Wednesday, January 28, 2009

re: blogging.

...as in a phenomenon.

i no longer do it.

i will no longer do it...but i have decided to continue writing here.

there are a number of reasons i haven't been writing -- on this here website and more generally -- but i don't feel like getting into them at the moment, because my point is not to bitch or complain or blame.

there were a number of reasons i used to write on this here website, and as genuine as i was intending to be, there was often just as much exhibitionism involved.

i guess i mean to say this: all the reasons for which i have written, and all the ones which have muted me are beyond me now in the same way in which sometimes the past seems episodic and irrelevent to the present...that is...i peck at this keyboard in hopes of finding something to stand on...in hopes of discovering "whys" and "hows" that are otherwise shapeless unless the right vessel of a phrase is chanced upon to contain it. i want this to be a constructive effort, rather than a starry eyed or theoretical expression.

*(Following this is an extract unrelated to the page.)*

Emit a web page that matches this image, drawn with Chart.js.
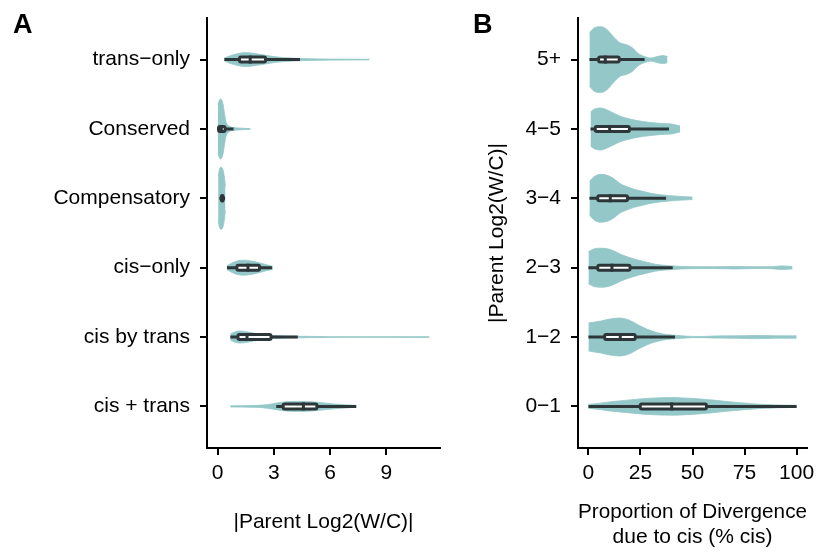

i am sick of not knowing what i am doing; sick of not examining what i am doing, or attempting to answer the questions about my life that i all to often ignore. i am free to be honest. i want things to stand on, i want to discover the ground i tread and whether or not there is a path there.

i am not tired of the pursuit of beauty or truth or all of those grand ideas, but they mean nothing if they cannot be supported by common life, intimate interests, and earthly concerns; or, rather, beauty and truth cannot be supported unless they are also drawn into those things. they cannot be considered compartmentally, or as separate. its not in human nature to exist unalloyed.....neither is it the nature of the world we live in.

i've had a rough week.
i am tired. i am afraid. i am hungry. i have bills to pay. i have to go to work. i have wet feet. i take the bus. i go to school. i am alone. i am lazy. i am guilty. i am in desperate need of a shower, and the immediate application of deodorant. and i want to cut open the sky, and shake mountains, and shout down the naysayers, reach into the thunder, rattle tombs and pierce souls, and change a thing so that it is never the same again.

these are all things i have to confront, question, resolve, learn how to do; and they are all things i need to make an effort at every day. the one set of priorities does not supercede the other; i have missed out on too much of both already.